New England's Wild Winter Power Market

Hi all,

This is a blog post I've been meaning to write for some time. New England is increasingly dependent on natural gas for power generation. This is unlikely to change anytime in the near future (good luck trying to build anything that isn't gas or renewables). In the last ten weeks, we've seen clearly that New England's heavy reliance on natural gas has a trade off which is extreme price volatility when physical natural gas supplies get tight due to high demand for natural gas from winter heating load on very cold days. 

Although there are five natural gas pipelines in New England, the Tennessee and Algonquin Pipelines are the most important due to the volume of gas they deliver to the region and due to the high quality pricing data associated with New England zones of each pipeline. Prices for Zone 6 of the Tennessee Pipeline and Algonquin City-Gates tend to be similar. The stunning increase in price volatility in daily physical spot natural gas prices is clearly shown in the graphic below. The winter of 2010-2011 was cold and snowy and spot prices flirted with $15/MMBTU in January 2011 (which I thought was high at the time). Each winter and summer since then we've had some transient price excursions to near ten bucks, but nothing all that worrisome from the perspective of the consumer. Then, around Thanksgiving 2012 things started to get crazy. 

Algon CGs.png

This graph is very important for power prices because the New England deregulated electricity market, administered by the Independent System Operator of New England (ISO-NE), uses a pricing system where the spot price for power is set by the cost of the last marginal unit of supply used to meet the last marginal unit of demand. As demand increases, higher cost units come online to meet the increasing demand. This is called merit order dispatch. Most natural gas power plants do not have firm delivery contracts for natural gas. They take what is known as interruptible service and are price takers for whatever the spot price of natural gas is on the pipeline that serves them. They bid into the ISO-NE marketplace based on the spot price of natural gas, the heat rate of the power plant (to be discussed in future blog posts), and whatever margin they require. When prices for spot natural gas go berserk, natural gas power plants offer into the market at prices that reflect the cost of their input fuel. Now that ISO-NE is heavily reliant on natural gas power generation, this causes power prices to come unglued as detailed in the graphic below.

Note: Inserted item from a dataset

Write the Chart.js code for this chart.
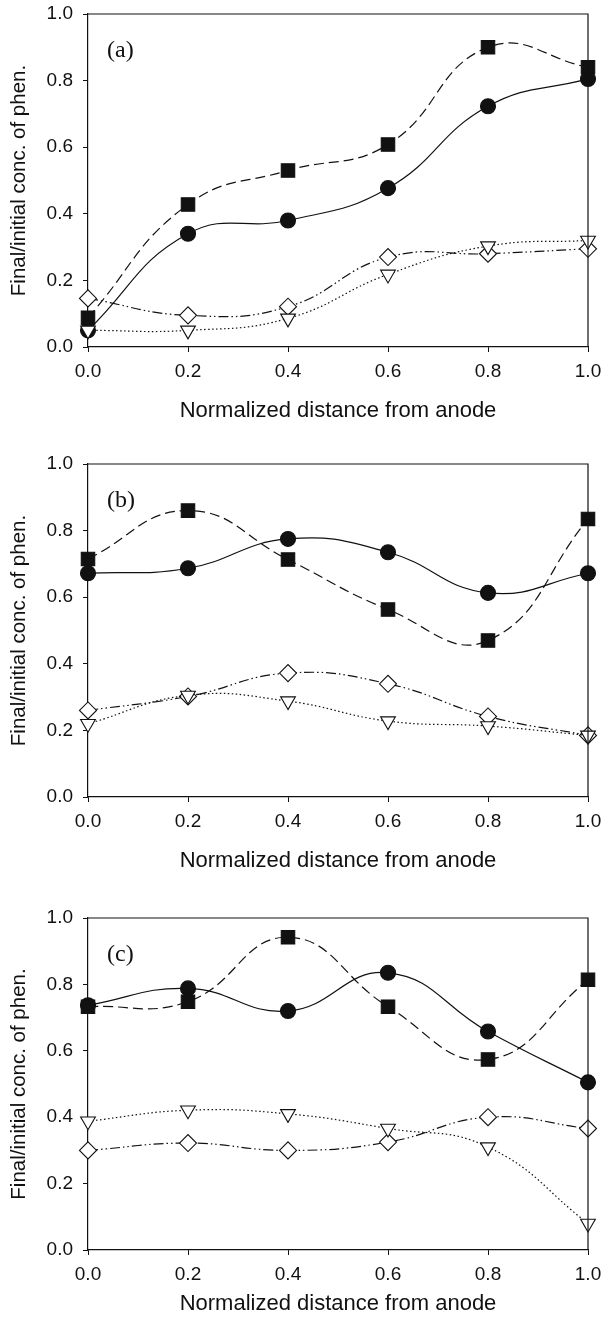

Algon CGs and MA Hub Avg DA LMPs.png

The purple bars represent the Algonquin City Gates Mid-point spot natural gas price. The blue represents the average ISO-NE Day Ahead Locational Marginal Price (DA LMP) of electricity at the Mass Hub pricing node. The natural gas prices are shown on the axis on the right side of the graph. Up until the last three months, spot natural gas prices over $20/MMBTU were very rare. Now, they seem to be occurring weekly. I'm going to delve deeper into this topic in the coming weeks, but I bet there are a lot of energy consumers out there who can't wait until spring.